So you have hooked up with quite a few women with dicks in your time then?


----------



## Frozen (Apr 21, 2012)

IdahoFreshies said:


> So you have hooked up with quite a few women with dicks in your time then?


Lol that would be rough... go to plug in and break your dick off on a nut sack. BAM!! CRUDE 4 LIFE BIOTCH!!


----------



## BurtonAvenger (Aug 14, 2007)

Tranny love!


----------



## IdahoFreshies (Jul 9, 2011)

Frozen said:


> Lol that would be rough... go to plug in and break your dick off on a nut sack. BAM!! CRUDE 4 LIFE BIOTCH!!


how weak is your man sword that it breaks off with contact to a nut sack? Jesus you must have an angel hair pasta dick or something. I would tear that shit right off, then once I realized it was a tranny i would freak out and hurl that thing out the window of the 5th story balcony of the hotel in vegas I am most likely in.


----------



## ThunderChunky (Oct 1, 2011)

IdahoFreshies said:


> So you have hooked up with quite a few women with dicks in your time then?


----------



## IdahoFreshies (Jul 9, 2011)

ThunderChunky said:


>


ROFL!!!!!


I got some bad news for you buddy.........


----------



## Frozen (Apr 21, 2012)

IdahoFreshies said:


> how weak is your man sword that it breaks off with contact to a nut sack?
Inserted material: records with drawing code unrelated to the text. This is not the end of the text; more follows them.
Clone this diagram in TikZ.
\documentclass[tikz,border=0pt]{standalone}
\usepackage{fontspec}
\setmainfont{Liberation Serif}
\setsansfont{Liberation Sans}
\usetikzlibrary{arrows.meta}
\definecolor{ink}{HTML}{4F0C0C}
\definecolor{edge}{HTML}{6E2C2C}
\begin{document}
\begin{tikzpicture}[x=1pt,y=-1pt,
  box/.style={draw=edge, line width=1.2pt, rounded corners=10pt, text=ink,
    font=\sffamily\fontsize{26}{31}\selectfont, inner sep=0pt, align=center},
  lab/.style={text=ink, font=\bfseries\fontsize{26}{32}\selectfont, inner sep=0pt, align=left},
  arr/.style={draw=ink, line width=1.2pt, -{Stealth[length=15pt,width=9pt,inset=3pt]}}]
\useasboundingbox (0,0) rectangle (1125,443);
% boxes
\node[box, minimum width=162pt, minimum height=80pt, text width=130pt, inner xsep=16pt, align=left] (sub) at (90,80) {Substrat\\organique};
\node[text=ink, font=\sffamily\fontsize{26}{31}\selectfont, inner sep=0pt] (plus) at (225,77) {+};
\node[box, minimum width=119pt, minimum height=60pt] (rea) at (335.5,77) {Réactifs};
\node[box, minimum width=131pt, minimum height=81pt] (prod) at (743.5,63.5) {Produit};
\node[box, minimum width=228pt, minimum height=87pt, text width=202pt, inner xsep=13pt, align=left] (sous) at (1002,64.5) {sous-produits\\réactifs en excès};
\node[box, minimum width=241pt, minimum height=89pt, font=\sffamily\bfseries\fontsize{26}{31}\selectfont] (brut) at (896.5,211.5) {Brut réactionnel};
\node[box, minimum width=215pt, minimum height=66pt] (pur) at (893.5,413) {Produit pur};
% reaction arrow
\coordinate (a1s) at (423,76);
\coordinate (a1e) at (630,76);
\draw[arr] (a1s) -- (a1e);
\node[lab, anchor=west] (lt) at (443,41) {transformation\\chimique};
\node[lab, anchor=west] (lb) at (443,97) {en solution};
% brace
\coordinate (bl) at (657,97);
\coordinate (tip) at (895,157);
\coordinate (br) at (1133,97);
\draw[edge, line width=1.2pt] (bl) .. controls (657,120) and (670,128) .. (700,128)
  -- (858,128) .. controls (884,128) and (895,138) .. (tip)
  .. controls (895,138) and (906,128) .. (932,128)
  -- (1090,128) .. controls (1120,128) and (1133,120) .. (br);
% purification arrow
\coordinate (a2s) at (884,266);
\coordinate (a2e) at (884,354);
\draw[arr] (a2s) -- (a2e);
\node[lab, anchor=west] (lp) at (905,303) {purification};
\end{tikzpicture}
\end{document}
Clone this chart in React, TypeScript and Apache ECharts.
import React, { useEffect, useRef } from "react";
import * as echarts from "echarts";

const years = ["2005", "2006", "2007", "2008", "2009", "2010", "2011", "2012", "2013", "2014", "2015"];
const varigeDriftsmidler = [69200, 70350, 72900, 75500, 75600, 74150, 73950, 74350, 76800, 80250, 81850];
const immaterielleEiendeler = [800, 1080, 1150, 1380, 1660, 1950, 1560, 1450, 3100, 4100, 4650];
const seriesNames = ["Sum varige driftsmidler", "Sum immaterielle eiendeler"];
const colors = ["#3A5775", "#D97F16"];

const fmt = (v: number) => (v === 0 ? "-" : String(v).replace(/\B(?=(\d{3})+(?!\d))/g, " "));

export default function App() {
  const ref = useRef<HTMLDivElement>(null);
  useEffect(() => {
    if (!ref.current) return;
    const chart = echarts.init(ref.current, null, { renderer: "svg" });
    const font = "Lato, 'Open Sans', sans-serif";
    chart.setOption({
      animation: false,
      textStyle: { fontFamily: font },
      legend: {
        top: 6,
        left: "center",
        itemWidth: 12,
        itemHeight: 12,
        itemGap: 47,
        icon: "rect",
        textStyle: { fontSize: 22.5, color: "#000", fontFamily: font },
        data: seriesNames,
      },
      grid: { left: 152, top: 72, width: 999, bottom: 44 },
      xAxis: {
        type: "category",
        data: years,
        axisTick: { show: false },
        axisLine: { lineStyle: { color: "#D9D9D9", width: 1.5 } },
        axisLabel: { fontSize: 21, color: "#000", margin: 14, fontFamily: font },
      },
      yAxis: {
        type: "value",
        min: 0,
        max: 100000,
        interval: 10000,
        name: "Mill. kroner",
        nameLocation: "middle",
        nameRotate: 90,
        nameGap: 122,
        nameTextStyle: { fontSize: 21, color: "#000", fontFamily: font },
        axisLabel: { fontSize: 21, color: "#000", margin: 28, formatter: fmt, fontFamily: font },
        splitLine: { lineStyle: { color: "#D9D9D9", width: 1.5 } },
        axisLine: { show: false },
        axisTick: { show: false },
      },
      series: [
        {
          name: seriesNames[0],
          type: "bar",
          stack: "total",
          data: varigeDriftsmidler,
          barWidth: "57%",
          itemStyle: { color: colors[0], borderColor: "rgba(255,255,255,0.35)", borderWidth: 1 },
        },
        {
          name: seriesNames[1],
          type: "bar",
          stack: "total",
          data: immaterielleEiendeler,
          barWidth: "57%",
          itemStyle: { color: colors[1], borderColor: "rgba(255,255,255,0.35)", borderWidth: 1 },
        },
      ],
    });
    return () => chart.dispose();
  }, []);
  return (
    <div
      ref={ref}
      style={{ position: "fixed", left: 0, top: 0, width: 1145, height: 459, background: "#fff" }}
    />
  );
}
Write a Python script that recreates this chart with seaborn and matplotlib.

Jesus you must have an angel hair pasta dick or something. I would tear that shit right off, then once I realized it was a tranny i would freak out and hurl that thing out the window of the 5th story balcony of the hotel in vegas I am most likely in.


Jesus it's almost 11:00 and I'm fucking scream laughing at my computer. I'm gonna go watch tv. This thread has been awesome!


----------



## ThunderChunky (Oct 1, 2011)

Sounds like good news to me. That shit before was painful. This new age shit sounds waaaayyyy better.....the shits kids are doing now a days. :dunno:


----------



## IdahoFreshies (Jul 9, 2011)

Frozen said:


> Jesus it's almost 11:00 and I'm fucking scream laughing at my computer. I'm gonna go watch tv. This thread has been awesome!


glad i could be entertaining


ThunderChunky said:


> Sounds like good news to me. That shit before was painful. This new age shit sounds waaaayyyy better.....the shits kids are doing now a days. :dunno:


get with the 21st century man


----------